Epochs is the answer

As with so many things, the answer is conceptually very simple, but the engineering a little harder.

In each of the cases above, and other more complex manifestations of the issue, the problem arises when a local not_found leads to the creation of a new Version Vector when an older one from a later logical time still exists in the system.

One possible answer is to have an Epoch for each key. When key X is created the first time call that "Epoch 1". Then, if later it is deleted, and re-created the new X will be in "Epoch 2." If some replica has key X in Epoch 1 and we try and compare it with Epoch 2, we can ensure that Epoch 1's Version Vector at [{A, 3}] does not dominate Epoch 2's Version Vector at [{A, 1}]

In practical terms this means that whenever some vnode gets a local not_found when coordinating a write, it creates a new epoch for that key. Why might a vnode get a local not_found? As above, maybe a delete, maybe disk error, maybe operator error. Maybe this key has never been written before. It doesn't matter. A local not_found means a new Epoch for the key.

Does Epoch Two Dominate Epoch One?

NO! We've already seen an example above where Epoch 1 and 2 contain siblings. So what do we do then? How do we merge a clock like

    [{A, 2}, {B, 4}]

From Epoch 1 with one like

    [{A, 1}]

From Epoch 2?

Per Key Actor Epochs

Instead of having an epoch per key, we have an actor epoch per key. Each vnode keeps a counter. Every time the vnode gets a local not_found when coordinating a write it increments it's counter and for that key only creates an actor ID from the pair of values vnode id and counter. This means that every time a key is (re)created it gets a unique actor ID. This turns the clocks above into the pair:

    [{A:1, 2}, {B, 4}]
    [{A:2, 1}]

Meaning we can merge the clocks into a single version vector, and we can treat as concurrent the values assigned to each clock. No more silent data loss. We consider the pair A:N as a single actor ID, thus each vnode gets a per-epoch-id for each key without having a general explosion in the number of actors in the system. This scheme isolates the growth of actors to individual keys.

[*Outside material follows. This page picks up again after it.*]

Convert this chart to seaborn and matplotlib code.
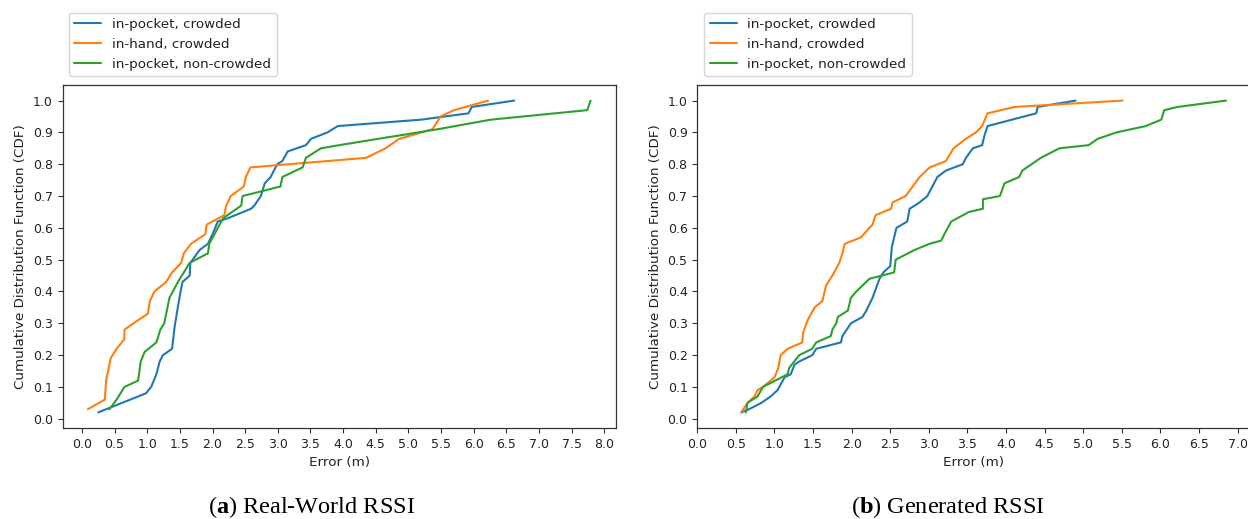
import matplotlib
matplotlib.use("Agg")
import matplotlib.pyplot as plt
import numpy as np
import pandas as pd
import seaborn as sns
from matplotlib.ticker import MultipleLocator

# ---------------- data ----------------
series_labels = ["in-pocket, crowded", "in-hand, crowded", "in-pocket, non-crowded"]
panel_captions = [r"($\mathbf{a}$) Real-World RSSI", r"($\mathbf{b}$) Generated RSSI"]
x_label = "Error (m)"
y_label = "Cumulative Distribution Function (CDF)"

# (a) Real-world RSSI
real_pocket_crowded_x = [0.25, 0.98, 1.06, 1.14, 1.19, 1.24, 1.38, 1.42, 1.46, 1.51, 1.54, 1.65, 1.66,
                         1.80, 1.93, 2.00, 2.08, 2.23, 2.59, 2.64, 2.74, 2.80, 2.89, 2.99, 3.07, 3.15,
                         3.43, 3.51, 3.76, 3.92, 5.19, 5.92, 5.97, 6.62]
real_pocket_crowded_y = [0.02, 0.08, 0.10, 0.14, 0.18, 0.20, 0.22, 0.29, 0.34, 0.40, 0.43, 0.45, 0.49,
                         0.53, 0.55, 0.58, 0.62, 0.63, 0.66, 0.67, 0.70, 0.74, 0.76, 0.80, 0.81, 0.84,
                         0.86, 0.88, 0.90, 0.92, 0.94, 0.96, 0.98, 1.00]

real_hand_crowded_x = [0.09, 0.35, 0.37, 0.40, 0.44, 0.53, 0.65, 0.65, 0.86, 1.01, 1.04, 1.11, 1.29,
                       1.38, 1.52, 1.56, 1.67, 1.89, 1.91, 2.18, 2.21, 2.28, 2.48, 2.51, 2.58, 4.35,
                       4.65, 4.86, 5.37, 5.49, 5.70, 6.22]
real_hand_crowded_y = [0.03, 0.06, 0.12, 0.15, 0.19, 0.22, 0.25, 0.28, 0.31, 0.33, 0.37, 0.40, 0.43,
                       0.46, 0.49, 0.52, 0.55, 0.58, 0.61, 0.64, 0.67, 0.70, 0.73, 0.76, 0.79, 0.82,
                       0.85, 0.88, 0.91, 0.95, 0.97, 1.00]

real_pocket_noncrowded_x = [0.42, 0.53, 0.65, 0.86, 0.90, 0.96, 1.14, 1.20, 1.26, 1.29, 1.34, 1.47, 1.65,
                            1.93, 1.95, 2.16, 2.44, 2.46, 3.04, 3.07, 3.38, 3.43, 3.66, 3.94, 5.45, 6.26,
                            7.74, 7.79]
real_pocket_noncrowded_y = [0.03, 0.06, 0.10, 0.12, 0.18, 0.21, 0.24, 0.28, 0.30, 0.33, 0.38, 0.43, 0.49,
                            0.52, 0.55, 0.63, 0.67, 0.70, 0.73, 0.76, 0.79, 0.82, 0.85, 0.86, 0.91, 0.94,
                            0.97, 1.00]

# (b) Generated RSSI
gen_pocket_crowded_x = [0.57, 0.67, 0.83, 0.95, 1.04, 1.13, 1.21, 1.26, 1.32, 1.49, 1.54, 1.86, 1.88,
                        1.99, 2.14, 2.19, 2.27, 2.36, 2.41, 2.50, 2.52, 2.58, 2.72, 2.75, 2.88, 2.98,
                        3.11, 3.22, 3.44, 3.48, 3.57, 3.69, 3.72, 3.76, 4.39, 4.41, 4.90]
gen_pocket_crowded_y = [0.02, 0.03, 0.05, 0.07, 0.09, 0.13, 0.14, 0.17, 0.18, 0.20, 0.22, 0.24, 0.26,
                        0.30, 0.32, 0.34, 0.38, 0.44, 0.46, 0.48, 0.54, 0.60, 0.62, 0.66, 0.68, 0.70,
                        0.76, 0.78, 0.80, 0.82, 0.85, 0.86, 0.89, 0.92, 0.96, 0.98, 1.00]

gen_hand_crowded_x = [0.57, 0.65, 0.74, 0.78, 0.85, 1.00, 1.05, 1.08, 1.17, 1.36, 1.37, 1.43, 1.52,
                      1.62, 1.67, 1.75, 1.84, 1.88, 1.91, 2.12, 2.23, 2.27, 2.31, 2.51, 2.53, 2.70,
                      2.79, 2.88, 3.01, 3.22, 3.32, 3.48, 3.61, 3.69, 3.76, 4.11, 5.51]
gen_hand_crowded_y = [0.02, 0.05, 0.07, 0.09, 0.10, 0.13, 0.16, 0.20, 0.22, 0.24, 0.27, 0.31, 0.35,
                      0.37, 0.42, 0.45, 0.49, 0.52, 0.55, 0.57, 0.60, 0.61, 0.64, 0.66, 0.68, 0.70,
                      0.73, 0.76, 0.79, 0.81, 0.85, 0.88, 0.90, 0.92, 0.96, 0.98, 1.00]

gen_pocket_noncrowded_x = [0.63, 0.65, 0.78, 0.85, 1.17, 1.19, 1.32, 1.49, 1.54, 1.73, 1.75, 1.80, 1.82,
                           1.95, 1.99, 2.06, 2.23, 2.55, 2.57, 2.81, 3.01, 3.16, 3.20, 3.29, 3.52, 3.70,
                           3.70, 3.92, 3.98, 4.17, 4.21, 4.45, 4.69, 5.07, 5.19, 5.43, 5.81, 6.01, 6.05,
                           6.22, 6.85]
gen_pocket_noncrowded_y = [0.02, 0.05, 0.07, 0.10, 0.14, 0.16, 0.20, 0.22, 0.24, 0.26, 0.28, 0.30, 0.32,
                           0.34, 0.38, 0.40, 0.44, 0.46, 0.50, 0.53, 0.55, 0.56, 0.58, 0.62, 0.65, 0.66,
                           0.69, 0.70, 0.74, 0.76, 0.78, 0.82, 0.85, 0.86, 0.88, 0.90, 0.92, 0.94, 0.97,
                           0.98, 1.00]

panels = [
    [(real_pocket_crowded_x, real_pocket_crowded_y),
     (real_hand_crowded_x, real_hand_crowded_y),
     (real_pocket_noncrowded_x, real_pocket_noncrowded_y)],
    [(gen_pocket_crowded_x, gen_pocket_crowded_y),
     (gen_hand_crowded_x, gen_hand_crowded_y),
     (gen_pocket_noncrowded_x, gen_pocket_noncrowded_y)],
]

# ---------------- style ----------------
sns.set_theme(style="ticks", rc={
    "axes.edgecolor": "#333333", "axes.linewidth": 0.9,
    "xtick.color": "#333333", "ytick.color": "#333333",
    "xtick.labelcolor": "#222222", "ytick.labelcolor": "#222222",
    "xtick.major.size": 3.5, "ytick.major.size": 3.5,
    "xtick.major.width": 0.8, "ytick.major.width": 0.8,
    "xtick.labelsize": 9.0, "ytick.labelsize": 9.0,
    "axes.labelsize": 9.7, "axes.labelcolor": "#222222",
    "text.color": "#222222",
})
plt.rcParams["font.family"] = ["DejaVu Sans"]
plt.rcParams["mathtext.fontset"] = "custom"
plt.rcParams["mathtext.rm"] = "Liberation Serif"
plt.rcParams["mathtext.bf"] = "Liberation Serif:bold"

palette = ["#1f77b4", "#ff7f0e", "#2ca02c"]

W, H = 1248, 519
fig = plt.figure(figsize=(W / 100, H / 100), dpi=100)

ax_rects = [
    (62.7 / W, 1 - 428 / H, 553 / W, 343 / H),
    (697.3 / W, 1 - 428 / H, 553 / W, 343 / H),
]
legend_anchor = [(69 / W, 1 - 12.7 / H), (704.3 / W, 1 - 12.7 / H)]
caption_pos = [(312 / W, 1 - 507 / H), (948 / W, 1 - 507 / H)]

for i, series in enumerate(panels):
    ax = fig.add_axes(ax_rects[i])
    frames = []
    for lab, (xs, ys) in zip(series_labels, series):
        frames.append(pd.DataFrame({"x": xs, "y": ys, "series": lab}))
    df = pd.concat(frames, ignore_index=True)
    sns.lineplot(data=df, x="x", y="y", hue="series", hue_order=series_labels,
                 palette=palette, sort=False, estimator=None, linewidth=1.5, ax=ax)
    handles, labels = ax.get_legend_handles_labels()
    if ax.legend_ is not None:
        ax.legend_.remove()
    ax.xaxis.set_major_locator(MultipleLocator(0.5))
    ax.yaxis.set_major_locator(MultipleLocator(0.1))
    ax.set_xlabel(x_label)
    ax.set_ylabel(y_label)
    if i == 1:
        ax.set_xlim(left=0)
    for s in ax.spines.values():
        s.set_visible(True)
    leg = ax.legend(handles, labels, loc="upper left", bbox_to_anchor=legend_anchor[i],
                    bbox_transform=fig.transFigure, borderaxespad=0, fontsize=9.7,
                    frameon=True, fancybox=True, framealpha=0.8, edgecolor="0.8",
                    facecolor="white", title=None)
    fig.text(caption_pos[i][0], caption_pos[i][1], panel_captions[i], ha="center", va="center",
             fontsize=17.5, family="Liberation Serif", color="black")

fig.savefig("out.png", dpi=100)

In the tombstone example above, the new Version Vector for the re-created 'X' key would be [{A:2, 1}] and would therefore conflict with the "doomstone" version vector. This ensures the new value survives. Is this strictly correct? No! Ideally in the "doomstone" case the new epoch would dominate, but in the local fail to read case, the new epoch would be concurrent. But in either case no data is lost with this scheme.

This scheme has the benefit of being entirely backwards compatible and requiring no logical changes elsewhere in Riak: all Version Vector logic remains the same.

Updating A Version Vector

How does the vnode A update it's entry in the Version Vector now? It finds the entry A:N for the highest N in the Version Vector and updates that.

Mechanics

It turns out keeping a simple, durable, strictly increasing counter is not so simple. In order to work no pair vnode id:counter can ever be used twice for a new key. Which means the counter must be durable. Durable data is expensive, as this talk illustrates. In Riak each vnode uses a leased counter approach. At a configurable interval each vnode will asynchronously flush a lease (say 10k) to disk, and will continue to increment it's counter up to that ceiling. As the ceiling approaches, the vnode will store a new value (+10k) to disk, and continue to issue new writes. If the vnode should be restarted or crash between flushes it reads the ceiling value as the starting point and creates a new lease from there. This ensures that a vnode never res-uses a counter value. The size of the lease, and therefore frequency of flushing/leasing is a configurable parameter.

Summary

In this series of blog posts we've gone from 1970s seminal works to modern academic/industry collaboration. We've seen how one of the simplest and most venerable data structures in computer science can be complex and error prone in the real world, and how even the classics can be improved with some necessary innovation for time to time.

If you've read the whole series, thank you! You're fully caught up with logical clocks in Riak from back in client-side vclock days to the present world of per-key-actor-epoch-vnode-dotted-version-vectors!